The data below should be printed in full, exactly, and without any of its images.

***

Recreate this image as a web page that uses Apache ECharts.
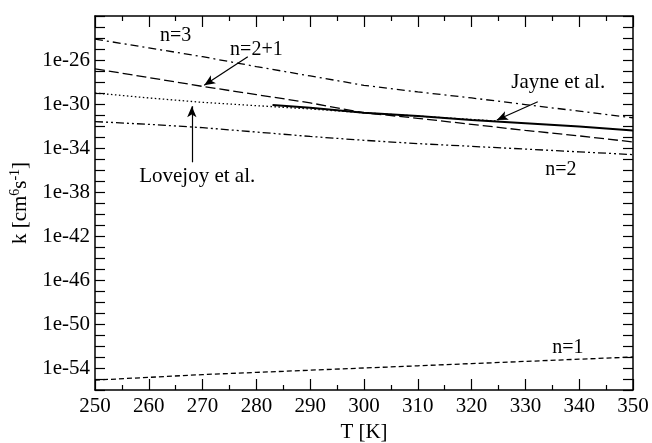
<!DOCTYPE html>
<html>
<head>
<meta charset="utf-8">
<script src="https://cdn.jsdelivr.net/npm/echarts@6/dist/echarts.min.js"></script>
<style>
  html, body { margin: 0; padding: 0; background: #fff; }
  #chart { width: 652px; height: 443px; }
</style>
</head>
<body>
<div id="chart"></div>
<script>
// temperatures [K]
const temps = [250, 260, 270, 280, 290, 300, 310, 320, 330, 340, 350];
// log10 of rate constant k [cm^6 s^-1]
const n3 = [-24.1, -24.9, -25.7, -26.6, -27.45, -28.3, -28.9, -29.45, -30.05, -30.65, -31.25];
const n21 = [-26.8, -27.6, -28.4, -29.15, -29.9, -30.8, -31.3, -31.85, -32.4, -32.9, -33.45];
const n2 = [-31.6, -31.85, -32.15, -32.55, -32.95, -33.3, -33.6, -33.85, -34.1, -34.35, -34.6];
const n1 = [-55.1, -54.85, -54.6, -54.4, -54.2, -54.0, -53.8, -53.6, -53.4, -53.2, -53.0];

const lovejoyT = [250, 260, 270, 280, 290, 300, 310, 320, 325];
const lovejoy = [-29.0, -29.45, -29.85, -30.15, -30.45, -30.8, -31.1, -31.4, -31.55];

const jayneT = [283, 290, 300, 310, 320, 330, 340, 350];
const jayne = [-30.1, -30.35, -30.8, -31.1, -31.45, -31.75, -32.05, -32.4];

// y tick labels (exponents)
const yLabels = [-26, -30, -34, -38, -42, -46, -50, -54];

const serif = "'Liberation Serif', 'DejaVu Serif', serif";
const pairs = (xs, ys) => xs.map((x, i) => [x, ys[i]]);

const chart = echarts.init(document.getElementById('chart'), null, { renderer: 'canvas' });

const textMark = (coord, text, size) => ({
  coord: coord,
  value: text,
  symbol: 'rect',
  symbolSize: 1,
  itemStyle: { color: 'transparent' },
  label: {
    show: true, position: 'inside', formatter: text,
    color: '#000', fontFamily: serif, fontSize: size
  }
});

const arrow = (from, to) => ([
  { coord: from, symbol: 'none' },
  { coord: to, symbol: 'arrow', symbolSize: [7, 11] }
]);

const markLineBase = {
  silent: true,
  animation: false,
  label: { show: false },
  lineStyle: { color: '#000', width: 1.2, type: 'solid' },
  emphasis: { disabled: true }
};

const markPointBase = { silent: true, animation: false };

const line = (name, data, dash, width) => ({
  name: name,
  type: 'line',
  data: data,
  showSymbol: false,
  symbol: 'none',
  animation: false,
  lineStyle: { color: '#000', width: width || 1.3, type: dash },
  emphasis: { disabled: true }
});

const s3 = line('n=3', pairs(temps, n3), [8, 4, 2, 4]);
s3.markPoint = Object.assign({ data: [textMark([265, -23.8], 'n=3', 20)] }, markPointBase);

const s21 = line('n=2+1', pairs(temps, n21), [10, 4]);
s21.markPoint = Object.assign({ data: [textMark([280, -25.1], 'n=2+1', 20)] }, markPointBase);
s21.markLine = Object.assign({ data: [arrow([278.4, -25.7], [270.3, -28.3])] }, markLineBase);

const sLove = line('Lovejoy et al.', pairs(lovejoyT, lovejoy), [1.5, 2.5]);
sLove.markPoint = Object.assign({ data: [textMark([269, -36.55], 'Lovejoy et al.', 21)] }, markPointBase);
sLove.markLine = Object.assign({ data: [arrow([268, -35.3], [268, -30.2])] }, markLineBase);

const sJayne = line('Jayne et al.', pairs(jayneT, jayne), 'solid', 2);
sJayne.markPoint = Object.assign({ data: [textMark([336.1, -28.0], 'Jayne et al.', 21)] }, markPointBase);
sJayne.markLine = Object.assign({ data: [arrow([332.3, -29.8], [324.7, -31.45])] }, markLineBase);

const s2 = line('n=2', pairs(temps, n2), [8, 3, 2, 3, 2, 3]);
s2.markPoint = Object.assign({ data: [textMark([336.6, -36.0], 'n=2', 20)] }, markPointBase);

const s1 = line('n=1', pairs(temps, n1), [5, 3]);
s1.markPoint = Object.assign({ data: [textMark([337.9, -52.2], 'n=1', 20)] }, markPointBase);

const axisLine = { show: true, onZero: false, lineStyle: { color: '#000', width: 1.5 } };

const option = {
  backgroundColor: '#fff',
  animation: false,
  grid: { left: 95, right: 19, top: 16, bottom: 53, containLabel: false, outerBoundsMode: 'none' },
  xAxis: [
    {
      type: 'value', min: 250, max: 350, interval: 10,
      name: 'T [K]', nameLocation: 'middle', nameGap: 32,
      nameTextStyle: { color: '#000', fontFamily: serif, fontSize: 21 },
      axisLine: axisLine,
      axisTick: { show: true, inside: true, length: 11, lineStyle: { color: '#000', width: 1.2 } },
      minorTick: { show: true, splitNumber: 2, length: 5, lineStyle: { color: '#000', width: 1.2 } },
      axisLabel: { color: '#000', fontFamily: serif, fontSize: 21, margin: 6 },
      splitLine: { show: false }
    },
    {
      type: 'value', min: 250, max: 350, interval: 10, position: 'top',
      axisLine: axisLine,
      axisTick: { show: true, inside: true, length: 11, lineStyle: { color: '#000', width: 1.2 } },
      minorTick: { show: true, splitNumber: 2, length: 5, lineStyle: { color: '#000', width: 1.2 } },
      axisLabel: { show: false },
      splitLine: { show: false }
    }
  ],
  yAxis: [
    {
      type: 'value', min: -56, max: -22, interval: 1,
      name: 'k [cm{sup|6}s{sup|-1}]', nameLocation: 'middle', nameGap: 60, nameRotate: 90,
      nameTextStyle: {
        color: '#000', fontFamily: serif, fontSize: 21,
        rich: { sup: { fontSize: 14, verticalAlign: 'bottom', fontFamily: serif, color: '#000', padding: [0, 0, 10, 0] } }
      },
      axisLine: axisLine,
      axisTick: { show: true, inside: true, length: 10, interval: 0, lineStyle: { color: '#000', width: 1.2 } },
      axisLabel: {
        color: '#000', fontFamily: serif, fontSize: 21, margin: 5, interval: 0,
        formatter: (v) => (yLabels.indexOf(v) >= 0 ? '1e' + v : '')
      },
      splitLine: { show: false }
    },
    {
      type: 'value', min: -56, max: -22, interval: 1, position: 'right',
      axisLine: axisLine,
      axisTick: { show: true, inside: true, length: 10, lineStyle: { color: '#000', width: 1.2 } },
      axisLabel: { show: false },
      splitLine: { show: false }
    }
  ],
  series: [s3, s21, sLove, sJayne, s2, s1]
};

chart.setOption(option);
</script>
</body>
</html>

***

Task result
Recreate this image as a web page that uses Apache ECharts.
<!DOCTYPE html>
<html>
<head>
<meta charset="utf-8">
<script src="https://cdn.jsdelivr.net/npm/echarts@6/dist/echarts.min.js"></script>
<style>
  html, body { margin: 0; padding: 0; background: #fff; }
  #chart { width: 652px; height: 443px; }
</style>
</head>
<body>
<div id="chart"></div>
<script>
// temperatures [K]
const temps = [250, 260, 270, 280, 290, 300, 310, 320, 330, 340, 350];
// log10 of rate constant k [cm^6 s^-1]
const n3 = [-24.1, -24.9, -25.7, -26.6, -27.45, -28.3, -28.9, -29.45, -30.05, -30.65, -31.25];
const n21 = [-26.8, -27.6, -28.4, -29.15, -29.9, -30.8, -31.3, -31.85, -32.4, -32.9, -33.45];
const n2 = [-31.6, -31.85, -32.15, -32.55, -32.95, -33.3, -33.6, -33.85, -34.1, -34.35, -34.6];
const n1 = [-55.1, -54.85, -54.6, -54.4, -54.2, -54.0, -53.8, -53.6, -53.4, -53.2, -53.0];

const lovejoyT = [250, 260, 270, 280, 290, 300, 310, 320, 325];
const lovejoy = [-29.0, -29.45, -29.85, -30.15, -30.45, -30.8, -31.1, -31.4, -31.55];

const jayneT = [283, 290, 300, 310, 320, 330, 340, 350];
const jayne = [-30.1, -30.35, -30.8, -31.1, -31.45, -31.75, -32.05, -32.4];

// y tick labels (exponents)
const yLabels = [-26, -30, -34, -38, -42, -46, -50, -54];

const serif = "'Liberation Serif', 'DejaVu Serif', serif";
const pairs = (xs, ys) => xs.map((x, i) => [x, ys[i]]);

const chart = echarts.init(document.getElementById('chart'), null, { renderer: 'canvas' });

const textMark = (coord, text, size) => ({
  coord: coord,
  value: text,
  symbol: 'rect',
  symbolSize: 1,
  itemStyle: { color: 'transparent' },
  label: {
    show: true, position: 'inside', formatter: text,
    color: '#000', fontFamily: serif, fontSize: size
  }
});

const arrow = (from, to) => ([
  { coord: from, symbol: 'none' },
  { coord: to, symbol: 'arrow', symbolSize: [7, 11] }
]);

const markLineBase = {
  silent: true,
  animation: false,
  label: { show: false },
  lineStyle: { color: '#000', width: 1.2, type: 'solid' },
  emphasis: { disabled: true }
};

const markPointBase = { silent: true, animation: false };

const line = (name, data, dash, width) => ({
  name: name,
  type: 'line',
  data: data,
  showSymbol: false,
  symbol: 'none',
  animation: false,
  lineStyle: { color: '#000', width: width || 1.3, type: dash },
  emphasis: { disabled: true }
});

const s3 = line('n=3', pairs(temps, n3), [8, 4, 2, 4]);
s3.markPoint = Object.assign({ data: [textMark([265, -23.8], 'n=3', 20)] }, markPointBase);

const s21 = line('n=2+1', pairs(temps, n21), [10, 4]);
s21.markPoint = Object.assign({ data: [textMark([280, -25.1], 'n=2+1', 20)] }, markPointBase);
s21.markLine = Object.assign({ data: [arrow([278.4, -25.7], [270.3, -28.3])] }, markLineBase);

const sLove = line('Lovejoy et al.', pairs(lovejoyT, lovejoy), [1.5, 2.5]);
sLove.markPoint = Object.assign({ data: [textMark([269, -36.55], 'Lovejoy et al.', 21)] }, markPointBase);
sLove.markLine = Object.assign({ data: [arrow([268, -35.3], [268, -30.2])] }, markLineBase);

const sJayne = line('Jayne et al.', pairs(jayneT, jayne), 'solid', 2);
sJayne.markPoint = Object.assign({ data: [textMark([336.1, -28.0], 'Jayne et al.', 21)] }, markPointBase);
sJayne.markLine = Object.assign({ data: [arrow([332.3, -29.8], [324.7, -31.45])] }, markLineBase);

const s2 = line('n=2', pairs(temps, n2), [8, 3, 2, 3, 2, 3]);
s2.markPoint = Object.assign({ data: [textMark([336.6, -36.0], 'n=2', 20)] }, markPointBase);

const s1 = line('n=1', pairs(temps, n1), [5, 3]);
s1.markPoint = Object.assign({ data: [textMark([337.9, -52.2], 'n=1', 20)] }, markPointBase);

const axisLine = { show: true, onZero: false, lineStyle: { color: '#000', width: 1.5 } };

const option = {
  backgroundColor: '#fff',
  animation: false,
  grid: { left: 95, right: 19, top: 16, bottom: 53, containLabel: false, outerBoundsMode: 'none' },
  xAxis: [
    {
      type: 'value', min: 250, max: 350, interval: 10,
      name: 'T [K]', nameLocation: 'middle', nameGap: 32,
      nameTextStyle: { color: '#000', fontFamily: serif, fontSize: 21 },
      axisLine: axisLine,
      axisTick: { show: true, inside: true, length: 11, lineStyle: { color: '#000', width: 1.2 } },
      minorTick: { show: true, splitNumber: 2, length: 5, lineStyle: { color: '#000', width: 1.2 } },
      axisLabel: { color: '#000', fontFamily: serif, fontSize: 21, margin: 6 },
      splitLine: { show: false }
    },
    {
      type: 'value', min: 250, max: 350, interval: 10, position: 'top',
      axisLine: axisLine,
      axisTick: { show: true, inside: true, length: 11, lineStyle: { color: '#000', width: 1.2 } },
      minorTick: { show: true, splitNumber: 2, length: 5, lineStyle: { color: '#000', width: 1.2 } },
      axisLabel: { show: false },
      splitLine: { show: false }
    }
  ],
  yAxis: [
    {
      type: 'value', min: -56, max: -22, interval: 1,
      name: 'k [cm{sup|6}s{sup|-1}]', nameLocation: 'middle', nameGap: 60, nameRotate: 90,
      nameTextStyle: {
        color: '#000', fontFamily: serif, fontSize: 21,
        rich: { sup: { fontSize: 14, verticalAlign: 'bottom', fontFamily: serif, color: '#000', padding: [0, 0, 10, 0] } }
      },
      axisLine: axisLine,
      axisTick: { show: true, inside: true, length: 10, interval: 0, lineStyle: { color: '#000', width: 1.2 } },
      axisLabel: {
        color: '#000', fontFamily: serif, fontSize: 21, margin: 5, interval: 0,
        formatter: (v) => (yLabels.indexOf(v) >= 0 ? '1e' + v : '')
      },
      splitLine: { show: false }
    },
    {
      type: 'value', min: -56, max: -22, interval: 1, position: 'right',
      axisLine: axisLine,
      axisTick: { show: true, inside: true, length: 10, lineStyle: { color: '#000', width: 1.2 } },
      axisLabel: { show: false },
      splitLine: { show: false }
    }
  ],
  series: [s3, s21, sLove, sJayne, s2, s1]
};

chart.setOption(option);
</script>
</body>
</html>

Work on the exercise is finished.